What was once a recurring phrase in government programs and presidential speeches—placing all weapons under state control—is now turning into political action. Under the leadership of Prime Minister Nawaf Salam and President Joseph Aoun, Lebanon’s effort to reclaim state sovereignty over arms is moving from rhetoric to reality.
Two parallel paths are now emerging:
- A direct “dialogue on weapons” between the presidency and Hezbollah leaders.
- Cabinet-level discussions to start during today’s session at the Presidential Palace.
Two firm boundaries frame this evolving dynamic:
- A fixed timeline to disarm non-state actors.
- A practical framework for integrating or demobilizing armed fighters.
President Aoun has committed to a hard deadline: by the end of 2025, all weapons must be in the hands of the Lebanese state. This aligns with the demands of sovereign political forces, which called for a six-month deadline, and with pressure from the U.S., Arab states, and the broader international community for swift action.
Given the extensive Hezbollah arms depots scattered from south of the Litani River to the southern suburbs of Beirut, the Bekaa Valley, and parts of Mount Lebanon, dismantling these arsenals will take time. The Lebanese army has already shown significant progress, especially since the cessation of hostilities on November 27, 2024.
President Aoun recently told Al Jazeera and Al-Araby Al-Jadeed (The New Arab) that the issue of armed fighters will be addressed through a broader “national security strategy”—not the old “defense strategy” debated in past dialogue tables between 2006 and 2012.
This strategy designates Lebanon’s defense as the exclusive responsibility of the army and security forces, under the sole command of the constitutional authorities. Article 49 of the Constitution is clear: the President is the supreme commander of the armed forces, which are accountable to the Council of Ministers. There is no room for parallel armed groups or militia partnerships.
In this light, previously proposed models—such as integrating Hezbollah units into the army, forming auxiliary brigades, or replicating Iraq’s Popular Mobilization Forces—are off the table. Instead, the president suggested that vetted Hezbollah members may be individually recruited into the army, similar to how other militias were dissolved and absorbed post-Taif Accord.
Still, this transition is expected to be far more complex. Hezbollah's fighters have undergone intense ideological indoctrination, with loyalty pledged to Iran’s Supreme Leader and slogans like “Weapons protect weapons,” “One front,” and “The martyr on the road to Jerusalem.” The most recent creed proclaims the arms are entrusted to the “awaited Mahdi.”

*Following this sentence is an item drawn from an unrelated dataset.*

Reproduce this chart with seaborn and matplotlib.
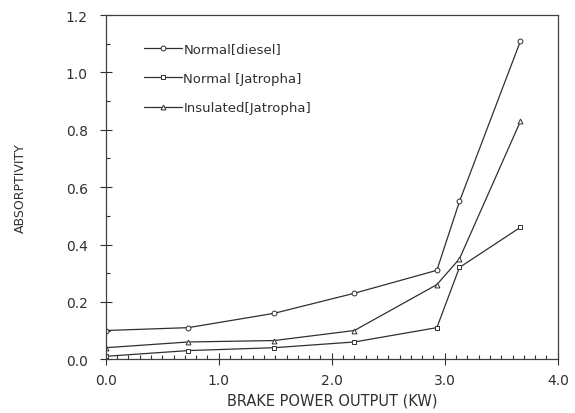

To preserve the military’s doctrinal integrity and national identity, any integration will be tightly controlled to avoid the infiltration of foreign ideologies.
The proposal has sparked open defiance from Hezbollah’s more militant wing. Some of its leaders responded to President Aoun’s plan with warnings—echoing a notorious statement by former Secretary-General Hassan Nasrallah: “Any hand that reaches for our weapons will be cut off.”
Just yesterday, senior Hezbollah official Mahmoud Qomati reaffirmed this position in two interviews, rejecting the disarmament timeline and insisting that “the resistance’s weapons” remain integral to any defense doctrine.
Whether this rejection is meant to extract concessions from the presidency and cabinet, or simply a delaying tactic until U.S.-Iran nuclear talks conclude, is unclear. But either way, the direction is set.
As government leaders have made clear, “the decision has been made.” Domestic and international consensus is growing, and scrutiny over arms smuggling routes is tightening. As a Lebanese proverb puts it: “Any well with no water eventually dies”.
Even within the Shiite political camp, pragmatists recognize the inevitability of the process. They’ve begun to accept army-led operations to seize weapons and clear tunnels—not just in southern Lebanon, but beyond the Litani and in various strongholds across the country.
Betting on Iran’s return to dominant influence in Lebanon appears increasingly futile. Tehran is now negotiating to save its regime and ease sanctions in exchange for compromises on its nuclear program, missiles, and regional proxies.
What remains for Hezbollah’s hardliners is to heed the wisdom of moderation—adopting the cool-headed logic of spring before the heat of summer sets in.